The only same-sex marriage lawsuit currently pending before any court in the country took the seven justices of the Iowa Supreme Court through a dizzying tour of what have become classic same-sex marriage legal debates Dec. 9. Their questions, and the attorneys' answers, covered procreation, polygamy, the upbringing of children, the downfall of civilization, Bowers v. Hardwick and more.
Polk County assistant attorney Roger Kuhle beckoned the justices to "look into the future" and "picture," as he did, that the allowance of same-sex marriage in Iowa could lead to a "scenario" a generation from now "when the state says it's not relevant who raises a child." A few minutes later, he dismissed the stigma of barring same-sex couples from marrying and the harm that could do to their children as "hypothetical."

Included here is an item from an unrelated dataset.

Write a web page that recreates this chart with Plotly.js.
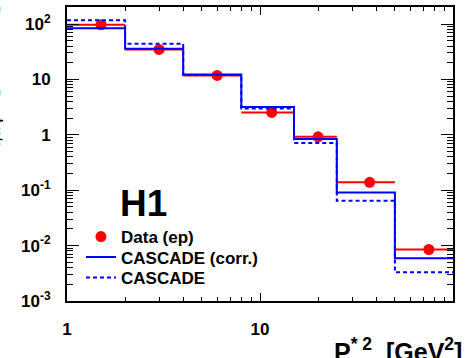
<!DOCTYPE html>
<html>
<head>
<meta charset="utf-8">
<script src="https://cdn.plot.ly/plotly-3.0.1.min.js"></script>
<style>html,body{margin:0;padding:0;background:#fff;}#chart{width:465px;height:358px;}</style>
</head>
<body>
<div id="chart"></div>
<script>
// Bin edges in P*^2 [GeV^2]
const binEdges = [1, 2, 4, 8, 15, 25, 50, 100];
// H1 data (ep)
const dataX = [1.5, 3, 6, 11.5, 20, 37, 75];
const dataY = [97, 34.7, 11.8, 2.53, 0.92, 0.139, 0.0085];
const dataYErr = [5, 2, 0.6, 0.15, 0.06, 0.012, 0.0017];
// CASCADE (corr.) and CASCADE predictions per bin
const cascadeCorr = [83.7, 35.8, 12.3, 3.16, 0.84, 0.091, 0.0059];
const cascade = [116.6, 44, 12.0, 2.98, 0.71, 0.0645, 0.0033];
// Tick labels
const yTickVals = [0.001, 0.01, 0.1, 1, 10, 100];
const yTickText = ['10<sup>-3</sup>', '10<sup>-2</sup>', '10<sup>-1</sup>', '1', '10', '10<sup>2</sup>'];
const xTickVals = [1, 10, 100];
const xTickText = ['1', '10', '10<sup>2</sup>'];

const errPlus = dataX.map((x, i) => binEdges[i + 1] - x);
const errMinus = dataX.map((x, i) => x - binEdges[i]);
const stepY = a => a.concat([a[a.length - 1]]);

const font = {family: 'Liberation Sans, Arial, Helvetica, sans-serif', color: '#000'};
const bold = Object.assign({}, font, {weight: 'bold'});

const traces = [
  {
    x: dataX, y: dataY, type: 'scatter', mode: 'markers', name: 'Data (ep)', legend: 'legend',
    marker: {color: '#ff0000', size: 11},
    error_x: {type: 'data', symmetric: false, array: errPlus, arrayminus: errMinus,
              color: '#ff0000', thickness: 2, width: 0},
    error_y: {type: 'data', array: dataYErr, color: '#ff0000', thickness: 2, width: 0}
  },
  {
    x: binEdges, y: stepY(cascadeCorr), type: 'scatter', mode: 'lines', name: 'CASCADE (corr.)', legend: 'legend2',
    line: {color: '#0000ff', width: 2, shape: 'hv'}
  },
  {
    x: binEdges, y: stepY(cascade), type: 'scatter', mode: 'lines', name: 'CASCADE', legend: 'legend3',
    line: {color: '#0000ff', width: 2, shape: 'hv', dash: '4px,3px'}
  }
];

const W = 465, H = 358, ml = 67, mr = 12, mt = 7, mb = 57;
const pw = W - ml - mr, ph = H - mt - mb;
const px = p => (p - ml) / pw;
const py = p => 1 - (p - mt) / ph;

const legendAt = yPix => ({
  x: px(81), y: py(yPix), xanchor: 'left', yanchor: 'middle',
  bgcolor: 'rgba(0,0,0,0)', borderwidth: 0,
  font: Object.assign({}, bold, {size: 17})
});

const layout = {
  width: W, height: H,
  margin: {l: ml, r: mr, t: mt, b: mb, pad: 0},
  paper_bgcolor: '#fff', plot_bgcolor: '#fff',
  showlegend: true,
  legend: legendAt(237),
  legend2: legendAt(257.5),
  legend3: legendAt(278),
  xaxis: {
    type: 'log', range: [0, 2],
    showgrid: false, zeroline: false,
    showline: true, linecolor: '#000', linewidth: 2, mirror: 'ticks',
    ticks: 'inside', ticklen: 8, tickwidth: 1, tickcolor: '#000',
    tickvals: xTickVals, ticktext: xTickText,
    tickfont: Object.assign({}, bold, {size: 17}),
    ticklabelstandoff: 12,
    minor: {ticks: 'inside', ticklen: 4, tickwidth: 1, tickcolor: '#000', dtick: 'D1', showgrid: false}
  },
  yaxis: {
    type: 'log', range: [-3, 2.307],
    showgrid: false, zeroline: false,
    showline: true, linecolor: '#000', linewidth: 2, mirror: 'ticks',
    ticks: 'inside', ticklen: 12, tickwidth: 1, tickcolor: '#000',
    tickvals: yTickVals, ticktext: yTickText,
    tickfont: Object.assign({}, bold, {size: 17}),
    ticklabelstandoff: 11,
    minor: {ticks: 'inside', ticklen: 6, tickwidth: 1, tickcolor: '#000', dtick: 'D1', showgrid: false}
  },
  annotations: [
    {
      text: 'H1', xref: 'paper', yref: 'paper', x: px(118), y: py(181),
      xanchor: 'left', yanchor: 'top', showarrow: false,
      font: Object.assign({}, bold, {size: 37})
    },
    {
      text: 'P<sup>* 2</sup>  [GeV<sup>2</sup>]', xref: 'paper', yref: 'paper',
      x: px(464), y: py(332), xanchor: 'right', yanchor: 'top', showarrow: false,
      font: Object.assign({}, bold, {size: 25})
    },
    {
      text: 'dσ/dP<sub>T,J/ψ</sub><sup>*2</sup> [nb/GeV<sup>2</sup>]', xref: 'paper', yref: 'paper',
      x: px(5), y: py(4), xanchor: 'right', yanchor: 'top', showarrow: false, textangle: -90,
      font: Object.assign({}, bold, {size: 20})
    }
  ]
};

Plotly.newPlot('chart', traces, layout, {displayModeBar: false, staticPlot: true});
</script>
</body>
</html>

Former Iowa Solicitor General Dennis Johnson, representing the same-sex couples on behalf of Lambda Legal Defense and Education Fund, fended off concerns about same-sex marriages leading to polygamy by saying that marriage is an "institution" that has traditionally been between two people only.
"Aren't you doing the same boxing-in of the definition of marriage" as opponents of same-sex marriage, asked Justice Brent Appel, who is married and has six children. No, said Johnson, because the dispute is not over the definition of marriage; the dispute is over "who is allowed to participate" in marriage.
"If same-sex couples are allowed to marry, my marriage will not be affected at all," said Johnson. "They will operate under the same sex of laws."